China’s central bank on Monday said that China’s banking sector is “showing signs of strain”. More than 13% of 4,379 lenders now considered “high risk” by the central bank.
A few weeks ago China’s Henan Yichuan Rural Commercial Bank suffered a vicious bank run. Nationalizations of Baoshang Bank, Bank of Jinzhou, and China’s Heng Feng Bank took place right before that. Yet another Chinese bank has found itself scrambling to prevent a collapse: Yingkou Coastal. What is the reason why so many Chinese banks have found themselves either getting bailed out or hit by bank runs? China’s interbank/repo rates have surged amid growing counter-party concerns. More banks have to rely on deposits to fund themselves. Meanwhile, cuts in key lending rates have only exacerbated net interest margin pressures on banks. As Bloomberg reports in its 2019 China Financial Stability Report, the high-risk category contains 586 banks and financing firms.

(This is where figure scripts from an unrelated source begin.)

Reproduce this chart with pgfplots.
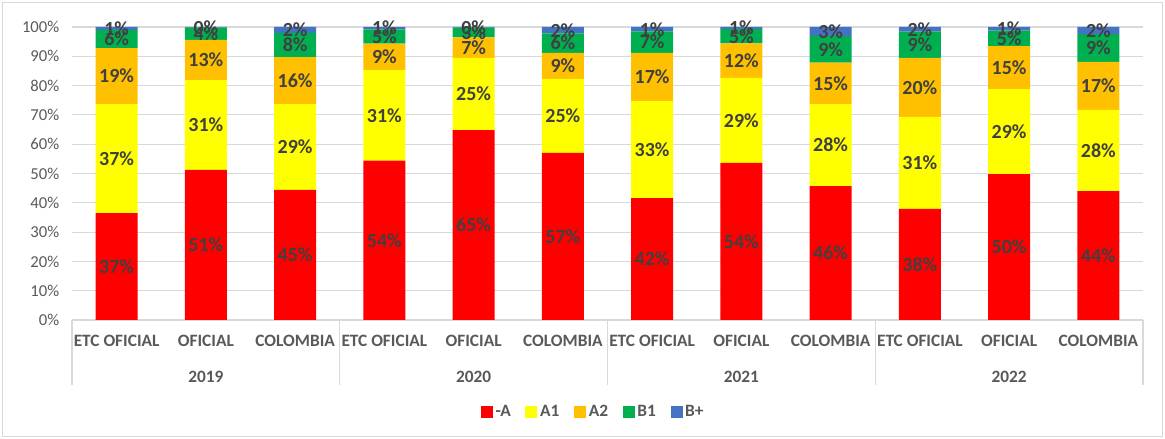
\documentclass[border=0pt]{standalone}
\usepackage{pgfplots}
\pgfplotsset{compat=1.18}
\usepackage{pgfplotstable}
\usepackage{fontspec}
\setmainfont{Carlito}
\definecolor{cA}{HTML}{FF0000}
\definecolor{cB}{HTML}{FFFF00}
\definecolor{cC}{HTML}{FFC000}
\definecolor{cD}{HTML}{00B050}
\definecolor{cE}{HTML}{4472C4}
\definecolor{gridc}{HTML}{D9D9D9}
\definecolor{txt}{HTML}{595959}
\definecolor{lab}{HTML}{404040}

\pgfplotstableread{
x a b c d e la lb lc ld le
0 36.5 37.2 19.1 6.2 1.0 37 37 19 6 1
1 51.2 30.7 13.7 4.2 0.2 51 31 13 4 0
2 44.4 29.3 16.0 8.3 2.0 45 29 16 8 2
3 54.4 30.9 9.0 4.9 0.8 54 31 9 5 1
4 64.8 24.7 7.0 3.3 0.2 65 25 7 3 0
5 57.0 25.3 8.9 6.6 2.2 57 25 9 6 2
6 41.6 33.1 16.5 7.3 1.5 42 33 17 7 1
7 53.6 29.0 11.8 4.9 0.7 54 29 12 5 1
8 45.7 28.0 14.1 9.2 3.0 46 28 15 9 3
9 37.9 31.4 20.2 8.9 1.6 38 31 20 9 2
10 49.8 29.0 14.7 5.3 1.2 50 29 15 5 1
11 44.0 27.7 16.4 9.5 2.4 44 28 17 9 2
}\data

\begin{document}
\begin{tikzpicture}
\begin{axis}[
  at={(0,0)}, anchor=south west,
  scale only axis, width=803.25pt, height=219.75pt,
  ybar stacked, bar width=31.5pt,
  xmin=-0.5, xmax=11.5, ymin=0, ymax=100,
  xtick={0,...,11},
  xticklabels={ETC OFICIAL,OFICIAL,COLOMBIA,ETC OFICIAL,OFICIAL,COLOMBIA,ETC OFICIAL,OFICIAL,COLOMBIA,ETC OFICIAL,OFICIAL,COLOMBIA},
  ytick={0,10,...,100},
  yticklabel={\pgfmathprintnumber{\tick}\%},
  /pgf/number format/assume math mode=true,
  axis line style={draw=none},
  major tick length=0pt,
  ymajorgrids, grid style={draw=gridc, line width=0.8pt},
  clip=false,
  yticklabel style={font=\fontsize{12.5}{14}\selectfont, text=txt, anchor=east, xshift=-6pt},
  xticklabel style={font=\fontsize{13}{15}\bfseries\selectfont, text=txt, anchor=base, yshift=-20pt},
  point meta=explicit,
  nodes near coords={\pgfmathprintnumber{\pgfplotspointmeta}\%},
  every node near coord/.append style={font=\fontsize{15}{17}\bfseries\selectfont, text=lab, anchor=center},
  legend style={at={(0.487,-0.314)}, anchor=center, legend columns=-1, draw=none, font=\fontsize{13}{15}\bfseries\selectfont, text=txt,
    /tikz/every even column/.append style={column sep=9pt}},
  legend image code/.code={\fill[#1] (0pt,-4.5pt) rectangle (9pt,4.5pt);},
]
\addplot[fill=cA, draw=none] table[x=x, y=a, meta=la] {\data};
\addplot[fill=cB, draw=none] table[x=x, y=b, meta=lb] {\data};
\addplot[fill=cC, draw=none] table[x=x, y=c, meta=lc] {\data};
\addplot[fill=cD, draw=none] table[x=x, y=d, meta=ld] {\data};
\addplot[fill=cE, draw=none] table[x=x, y=e, meta=le] {\data};
\legend{-A,A1,A2,B1,B+}
\foreach \s in {-0.5,2.5,5.5,8.5,11.5}{
  \edef\temp{\noexpand\draw[gridc, line width=0.8pt] (axis cs:\s,0) -- ([yshift=-48.75pt]axis cs:\s,0);}
  \temp
}
\node[anchor=base, yshift=-47pt, font=\fontsize{13}{15}\bfseries\selectfont, text=txt] at (axis cs:1,0) {2019};
\node[anchor=base, yshift=-47pt, font=\fontsize{13}{15}\bfseries\selectfont, text=txt] at (axis cs:4,0) {2020};
\node[anchor=base, yshift=-47pt, font=\fontsize{13}{15}\bfseries\selectfont, text=txt] at (axis cs:7,0) {2021};
\node[anchor=base, yshift=-47pt, font=\fontsize{13}{15}\bfseries\selectfont, text=txt] at (axis cs:10,0) {2022};
\end{axis}
\pgfresetboundingbox
\useasboundingbox (-54pt,-89.25pt) rectangle (819.75pt,240pt);
\draw[gridc, line width=0.8pt] (-52pt,-87.25pt) rectangle (817.75pt,238pt);
\end{tikzpicture}
\end{document}
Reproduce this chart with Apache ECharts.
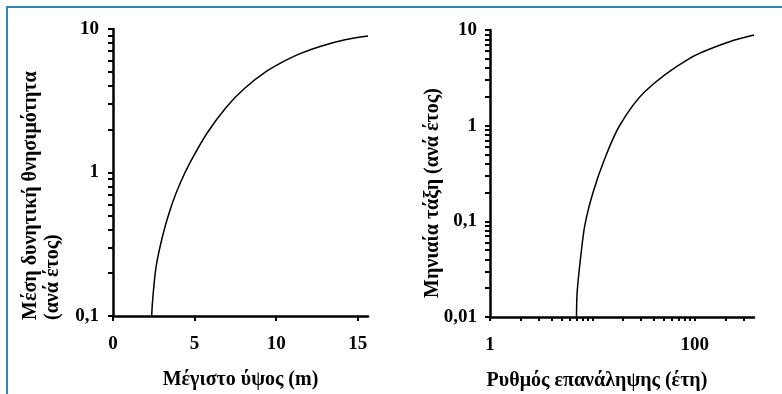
<!DOCTYPE html>
<html>
<head>
<meta charset="utf-8">
<script src="https://cdn.jsdelivr.net/npm/echarts@6/dist/echarts.min.js"></script>
<style>
    html, body { margin: 0; padding: 0; background: #fff; }
    #chart { width: 782px; height: 394px; }
</style>
</head>
<body>
<div id="chart"></div>
<script>
// αριστερό γράφημα: μέγιστο ύψος (m) -> μέση δυνητική θνησιμότητα
const heightM = [2.37, 2.43, 2.64, 3.08, 3.62, 4.11, 4.72, 5.75, 6.97, 8.09, 9.42, 10.55, 11.47, 12.69, 14.22, 15.63];
const mortality = [0.1, 0.129, 0.22, 0.376, 0.603, 0.839, 1.17, 1.87, 2.87, 3.88, 5.08, 6.02, 6.74, 7.56, 8.41, 8.94];
const heightTicks = [0, 5, 10, 15];
const mortalityTicks = [0.1, 0.2, 0.3, 0.4, 0.5, 0.6, 0.7, 0.8, 0.9, 1, 2, 3, 4, 5, 6, 7, 8, 9, 10];

// δεξί γράφημα: ρυθμός επανάληψης (έτη) -> μηνιαία τάξη
const returnYears = [7.0, 7.11, 7.66, 8.45, 10.19, 13.24, 18.55, 32.5, 89.4, 219.5, 380];
const monthlyRate = [0.01, 0.0183, 0.0408, 0.0912, 0.203, 0.454, 1.01, 2.26, 5.05, 7.55, 8.87];
const returnTicks = [1, 2, 3, 4, 5, 6, 7, 8, 9, 10, 20, 30, 40, 50, 60, 70, 80, 90, 100, 200, 300];
const returnLabels = [1, 100];
const rateTicks = [
    0.01, 0.02, 0.03, 0.04, 0.05, 0.06, 0.07, 0.08, 0.09,
    0.1, 0.2, 0.3, 0.4, 0.5, 0.6, 0.7, 0.8, 0.9,
    1, 2, 3, 4, 5, 6, 7, 8, 9, 10,
];

const font = 'Liberation Serif';
const labelStyle = {
    color: '#000',
    fontFamily: font,
    fontWeight: 'bold',
    fontSize: 19,
};
const nameStyle = { ...labelStyle, fontSize: 20 };
const axisLine = { show: true, onZero: false, lineStyle: { color: '#000', width: 2.5 } };
const tickLine = { color: '#000', width: 2 };
const comma = v => String(v).replace('.', ',');

const myChart = echarts.init(document.getElementById('chart'));

const chartOption = {
    animation: false,
    grid: [
        { left: 113, right: 414, top: 29, bottom: 78, outerBoundsMode: 'none' },
        { left: 490, right: 28, top: 30, bottom: 77, outerBoundsMode: 'none' },
    ],
    xAxis: [
        {
            gridIndex: 0,
            type: 'value',
            min: 0,
            max: 15.63,
            splitLine: { show: false },
            axisLine: axisLine,
            axisTick: { show: true, customValues: heightTicks, length: 5, lineStyle: tickLine },
            axisLabel: { ...labelStyle, customValues: heightTicks, margin: 19 },
            name: 'Μέγιστο ύψος (m)',
            nameLocation: 'middle',
            nameGap: 54,
            nameTextStyle: nameStyle,
        },
        {
            gridIndex: 1,
            type: 'log',
            logBase: 10,
            min: 1,
            max: 380,
            splitLine: { show: false },
            axisLine: axisLine,
            axisTick: { show: true, customValues: returnTicks, length: 4, lineStyle: tickLine },
            axisLabel: {
                ...labelStyle,
                margin: 19,
                formatter: v => (returnLabels.indexOf(v) >= 0 ? String(v) : ''),
            },
            name: 'Ρυθμός επανάληψης (έτη)',
            nameLocation: 'middle',
            nameGap: 54,
            nameTextStyle: { ...nameStyle, padding: [0, 50, 0, 0] },
        },
    ],
    yAxis: [
        {
            gridIndex: 0,
            type: 'log',
            logBase: 10,
            min: 0.1,
            max: 10,
            splitLine: { show: false },
            axisLine: axisLine,
            axisTick: { show: true, customValues: mortalityTicks, length: 5, lineStyle: tickLine },
            axisLabel: { ...labelStyle, margin: 14, formatter: comma },
        },
        {
            gridIndex: 1,
            type: 'log',
            logBase: 10,
            min: 0.01,
            max: 10,
            splitLine: { show: false },
            axisLine: axisLine,
            axisTick: { show: true, customValues: rateTicks, length: 5, lineStyle: tickLine },
            axisLabel: { ...labelStyle, margin: 13, formatter: comma },
        },
    ],
    graphic: [
        {
            type: 'rect',
            shape: { x: 7, y: 7, width: 800, height: 400 },
            style: { fill: 'none', stroke: '#2f86b0', lineWidth: 2 },
            silent: true,
        },
        {
            type: 'text',
            x: 42,
            y: 320,
            rotation: Math.PI / 2,
            style: {
                text: 'Μέση δυνητική θνησιμότητα\n(ανά έτος)',
                fill: '#000',
                font: 'bold 20px "Liberation Serif"',
                textAlign: 'left',
                textVerticalAlign: 'middle',
                lineHeight: 22,
            },
        },
        {
            type: 'text',
            x: 433,
            y: 298,
            rotation: Math.PI / 2,
            style: {
                text: 'Μηνιαία τάξη (ανά έτος)',
                fill: '#000',
                font: 'bold 20px "Liberation Serif"',
                textAlign: 'left',
                textVerticalAlign: 'middle',
            },
        },
    ],
    series: [
        {
            type: 'line',
            xAxisIndex: 0,
            yAxisIndex: 0,
            showSymbol: false,
            smooth: 0.3,
            lineStyle: { color: '#000', width: 1.5 },
            data: heightM.map((x, i) => [x, mortality[i]]),
        },
        {
            type: 'line',
            xAxisIndex: 1,
            yAxisIndex: 1,
            showSymbol: false,
            smooth: 0.3,
            lineStyle: { color: '#000', width: 1.5 },
            data: returnYears.map((x, i) => [x, monthlyRate[i]]),
        },
    ],
};
myChart.setOption(chartOption);
window.addEventListener('resize', function() {
    myChart.resize();
});
</script>
</body>
</html>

The PBOC stress-tested 30 medium- and large-sized banks. In the base-case scenario, nine out of 30 major banks failed and saw their capital adequacy ratio drop to 13.47% from 14.43%. In the worst-case scenario, more than half of China’s banks, or 17 out of the 30 major banks failed the test. Separately, a liquidity stress test at 1,171 banks, representing nearly three-quarters of China’s banking sector by assets, showed that 90 failed in the base-case and 159 in the worst-case scenario.
So with the entire Chinese financial system roughly $40 trillion, this suggests that China now has a rather insurmountable $20 trillion problem on its hands. Please recall that the 4 largest banks in the world are now Chinese: ICBC: $4TN; China Construction: $3.4TN; Agri Bank of China: $3.3TN; Bank of China: $3.1TN.